Let E1 and E2 be the events of selecting first bag and second bag respectively

$\therefore \mathrm{P}\left(\mathrm{E}_{1}\right)=\mathrm{P}\left(\mathrm{E}_{2}\right)=\frac{1}{2}$

Let A be the event of getting a red ball.

$\Rightarrow \mathrm{P}\left(\mathrm{A} \mid \mathrm{E}_{1}\right)=\mathrm{P}($ drawing a red ball from first bag $)=\frac{4}{8}=\frac{1}{2}$

$\Rightarrow \mathrm{P}\left(\mathrm{A} \mid \mathrm{E}_{2}\right)=\mathrm{P}($ drawing a red ball from second bag $)=\frac{2}{8}=\frac{1}{4}$

The probability of drawing a ball from the first bag, given that it is red, is given by $P\left(E_{2} \mid A\right)$.

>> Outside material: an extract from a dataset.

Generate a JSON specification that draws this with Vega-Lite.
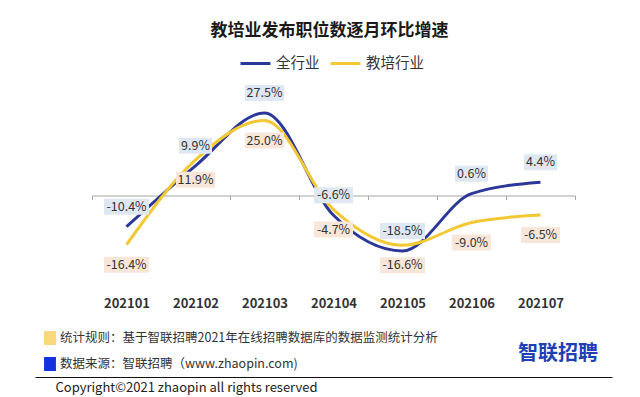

By using Bayes’ theorem, we obtain

$P\left(E_{1} \mid A\right)=\frac{P\left(E_{1}\right) \cdot P\left(A \mid E_{1}\right)}{P\left(E_{1}\right) \cdot P\left(A \mid E_{1}\right)+P\left(E_{2}\right) \cdot P\left(A \mid E_{2}\right)}$

$=\frac{\frac{1}{2} \cdot \frac{1}{2}}{\frac{1}{2} \cdot \frac{1}{2}+\frac{1}{2} \cdot \frac{1}{4}}$

$=\frac{\frac{1}{4}}{\frac{1}{4}+\frac{1}{8}}$

$=\frac{\frac{1}{4}}{\frac{3}{8}}$

$=\frac{2}{3}$